2017 M05 6
De « Creep » à « OK Computer ». Le troisième album de Radiohead, le plus vendu à ce jour, est né d’un traumatisme : celui de Thom Yorke qui ne supporte plus ce qui est alors le tube du groupe, Creep, réclamé à chacune de leurs performances. Il le joue de mauvaise grâce en concert, crie sur tous les toits que c’est un mauvais morceau, se désespère lorsque Bill Clinton en personne chante ses louanges. Jusqu’à ce jour où il se retrouve dans un magasin d’ordinateurs et se pose LA question : et si un ordinateur conduisait une voiture ? Jusqu’où peuvent aller les nouvelles technologies et le consumérisme ? Les machines ont-elles une âme, et devenons-nous nous-mêmes robots ? Une réflexion qui devient le point de départ de « OK Computer », le premier disque synthétique de Radiohead.
Un enregistrement laborieux. Grâce au succès commercial de « The Bends », Radiohead dispose d’un budget de 100 000 livres pour faire son nouveau disque, que le groupe veut enregistrer seul, au fin fond de la campagne. Les musiciens se retrouvent dans le studio Canned Applause, dans le Yorkshire. Mais rien de concret ne sort de leurs sessions. Ils se souviennent alors d’un ingénieur du son surdoué qui avait remplacé au pied levé le producteur de The Bends, John Leckie. Il s’appelle Nigel Godrich et c’est lui qui, appelé à la rescousse, réussit à canaliser l’inspiration foisonnante de Thom Yorke. Après une pause consacrée à des concerts, le groupe termine le disque dans une belle bâtisse située près de Bath, St Catherine’s Court, où The Cure enregistra « Wild Mood Swings » et New Order « Waiting For The Sirens’ Call ».
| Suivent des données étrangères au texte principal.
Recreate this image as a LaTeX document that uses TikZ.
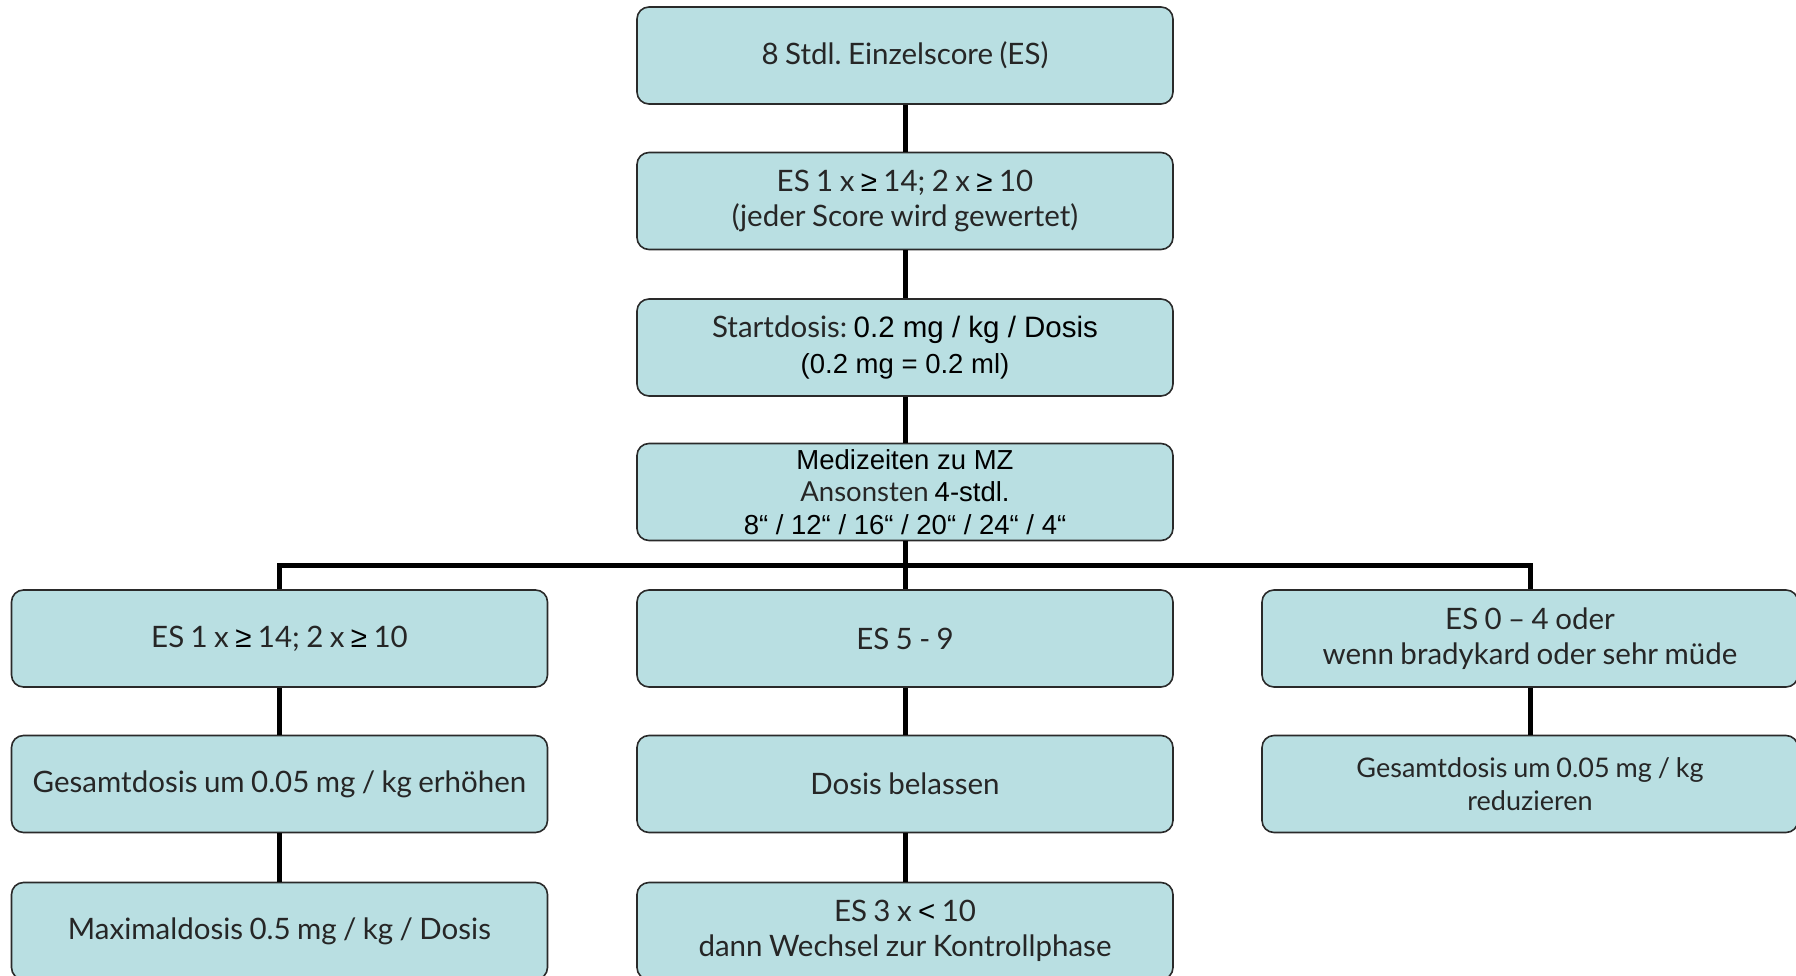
\documentclass[tikz,border=0pt]{standalone}
\usepackage{fontspec}
\setmainfont{Lato}[WordSpace=0.85]
\newfontfamily\arialfam{Liberation Sans}
\newcommand{\ar}[1]{{\arialfam\color{black}#1}}
\frenchspacing
\definecolor{boxfill}{HTML}{B9DFE2}
\definecolor{boxline}{HTML}{2A2A2A}
\definecolor{txt}{HTML}{262626}
\begin{document}
\begin{tikzpicture}[x=1pt,y=1pt,
  fbox/.style={draw=boxline, line width=1.6pt, fill=boxfill, rounded corners=12pt,
    minimum width=536pt, minimum height=97pt, align=center, text=txt, inner sep=0pt,
    font=\fontsize{29.5}{35.5}\selectfont},
  conn/.style={line width=5pt, black}]
\useasboundingbox (0,0) rectangle (1796,-976);
\clip (0,0) rectangle (1796,-976);
% column x: L=279.5, M=905, R=1530
\node[fbox] (top) at (905,-55.5) {8 Stdl. Einzelscore (ES)};
\node[fbox] (crit) at (905,-201) {ES 1 x \ar{≥} 14; 2 x \ar{≥} 10\\(jeder Score wird gewertet)};
\node[fbox] (start) at (905,-347.5) {Startdosis: \ar{0.2 mg / kg / Dosis}\\\ar{\fontsize{27.5}{35.5}\selectfont (0.2 mg = 0.2 ml)}};
\node[fbox, font=\fontsize{27.5}{32.5}\selectfont] (medi) at (905,-492) {\ar{Medizeiten zu MZ}\\Ansonsten \ar{4-stdl.}\\\ar{8“ / 12“ / 16“ / 20“ / 24“ / 4“}};
\node[fbox] (l1) at (279.5,-638.5) {ES 1 x \ar{≥} 14; 2 x \ar{≥} 10};
\node[fbox] (m1) at (905,-638.5) {ES 5 - 9};
\node[fbox] (r1) at (1530,-638.5) {ES 0 – 4 oder\\wenn bradykard oder sehr müde};
\node[fbox] (l2) at (279.5,-784) {Gesamtdosis um 0.05 mg / kg erhöhen};
\node[fbox] (m2) at (905,-784) {Dosis belassen};
\node[fbox, font=\fontsize{27}{33.5}\selectfont] (r2) at (1530,-784) {Gesamtdosis um 0.05 mg / kg\\reduzieren};
\node[fbox] (l3) at (279.5,-931) {Maximaldosis 0.5 mg / kg / Dosis};
\node[fbox] (m3) at (905,-931) {ES 3 x \ar{<} 10\\dann Wechsel zur Kontrollphase};
\coordinate (bar) at (905,-565);
\draw[conn] (top.south) -- (crit.north);
\draw[conn] (crit.south) -- (start.north);
\draw[conn] (start.south) -- (medi.north);
\draw[conn] (medi.south) -- (m1.north);
\draw[conn, line join=miter] (l1.north) |- (bar) -| (r1.north);
\draw[conn] (l1.south) -- (l2.north);
\draw[conn] (l2.south) -- (l3.north);
\draw[conn] (m1.south) -- (m2.north);
\draw[conn] (m2.south) -- (m3.north);
\draw[conn] (r1.south) -- (r2.north);
\end{tikzpicture}
\end{document}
L’album de la consécration. Dès sa sortie, le 3 juin 1997, la critique est unanime : Radiohead achève définitivement la tendance grunge. Bourré de références (de Miles Davis à Dylan en passant par DJ Shadow), s’inscrivant déjà dans la veine anti-commerciale du groupe avec un single de 7 minutes, Paranoid Android, et, surtout, coupant tout lien avec Creep. Ici, le son est progressif, délibérément synthétique, l’écriture volontiers abstraite, parfois engagée. À la fois déroutant et accessible, doté d’une ribambelle de tubes, de No Surprises à Karma Police en passant par Lucky, que Brian Eno himself considère comme l’une des plus belles chansons qu’il ait jamais écouté, « OK Computer » signe l’entrée de Radiohead dans la cour des groupes plus cérébraux qu’instinctifs, et les couronne d’une aura quasi sacrée… qui, 20 ans après, n’a pas faibli.